En outre, on peut légitimement penser que les trois pays africains ont subi de fortes pressions sans lesquelles ils auraient pu au moins s'abstenir et faire ainsi tomber le projet de résolution car il n'aurait pas recueilli les 9 voix nécessaires pour son adoption. Ce qui précède permet de dire que la résolution 1973 a été obtenue aux forceps. Elle ne remplit pas les conditions idéales de légalité. Une décision sur le recours à l'utilisation de la force armée est un acte trop grave pour être pris par une communauté internationale aussi divisée et avec autant de réserves. La légitimité de la résolution 1973 prête encore plus à contestation. En effet, la résolution repose sur le fameux «Devoir de protéger des populations contre le génocide, les crimes de guerre, le nettoyage ethnique et les crimes contre l'humanité» qui figure dans un paragraphe du «Document final du Sommet mondial -assemblée générale de l'ONU- de 2005». Auparavant, le «devoir de protéger», qui fut porté à bout de bras par le Canada, a fait l'objet de réunions animées par un groupe interrégional restreint, dont l'Algérie faisait partie (elle était représentée par l'auteur de ces lignes). Il avait été convenu qu'une action collective résolue pouvait être menée par la communauté internationale par l'entremise du Conseil de sécurité, conformément au chapitre VII de la Charte de l'ONU, après l'épuisement d'efforts diplomatiques préalables menés en premier lieu par les pays voisins de l'Etat concerné puis par les pays de la région. Dans le cas de la Libye, il s'agit en premier lieu de l'Union du Maghreb arabe et non du Conseil de coopération du Golfe, puis de l'Union africaine et non de la Ligue arabe qui n'est pas un groupe régional. Or pour différentes raisons, l'UMA est absente et l'UA a une voix inaudible. Ainsi, ni l'esprit ni la lettre du paragraphe du «Document final du Sommet mondial de 2005» n'ont été respectés. Par ailleurs, le devoir de protéger n'est pas une règle juridique, mais une simple «obligation morale conforme au droit international humanitaire», comme l'a souligné le Président Bouteflika devant le Sommet mondial de 2005. A ce titre, il ne peut fonder, sans certains préalables, le recours à la force armée qui est un acte très grave et qui est illégitime dans le cas libyen.
La communauté internationale divisée
Le résultat de tout ce forcing fait dans le seul but d'attaquer la Libye le plus rapidement possible est une grande division de la communauté internationale.

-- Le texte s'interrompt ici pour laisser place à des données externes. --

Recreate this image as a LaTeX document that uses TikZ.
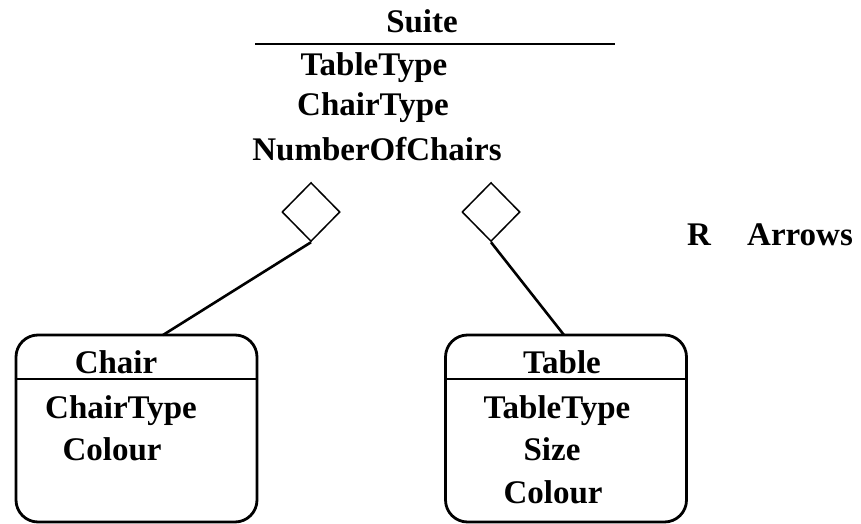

La Ligue des Etats arabes est divisée. L'Union européenne est également divisée. Le Maghreb est divisé puisque le Maroc était présent à la réunion de Paris le 19 mars. L'Afrique est divisée puisque ses trois représentants au Conseil de sécurité ont voté les résolutions 1970 et 1973 sur la base d'instructions de leurs gouvernements et non d'une décision de l'Union africaine qui était absente à la réunion de Paris du 19 mars. Le Conseil de sécurité, c'est-à-dire l'organe responsable de la paix et de la sécurité internationales représentant la communauté internationale, est divisé. Un beau résultat aux conséquences incertaines sur le terrain. Beaucoup de questions s'entrechoquent: peut-on protéger efficacement les civils à partir du ciel? (les précédents de l'Irak et de la Serbie invitent au scepticisme comme l'a déclaré Hillary Clinton devant un panel du Congrès). Que faire si la zone d'exclusion aérienne ne donnait pas les résultats escomptés? Ne s'achemine-t-on pas vers une longue guerre civile et une division de la Libye? Quand prendra fin l'intervention? Cette dernière question a reçu un début de réponse. On peut lire dans la déclaration du Conseil européen publiée le jeudi 24 mars, ce qui suit: «Quand les populations seront en sécurité et les objectifs de la résolution 1973 du Conseil de sécurité remplis, il sera mis fin aux opérations militaires». Autant dire qu'on nage dans le flou le plus total. A moins que la formulation en question ne fixe en réalité pour limites à l'intervention la fin du régime de El Gueddafi. Le destin de ce dernier est secondaire. Il s'agit, en premier et en dernier lieu, du destin d'un peuple, d'un pays et même d'une région entière de la rive sud de la Méditerranée vers laquelle l'Otan est revenue le 19 mars 2011, après son départ il y a bientôt cinquante ans. Elle est revenue le jour même commémorant le cessez-le-feu en Algérie, un certain 19 mars 1962. Vladimir Poutine a raison de critiquer «la légèreté avec laquelle sont prises aujourd'hui les décisions concernant l'utilisation de la force dans les affaires internationales».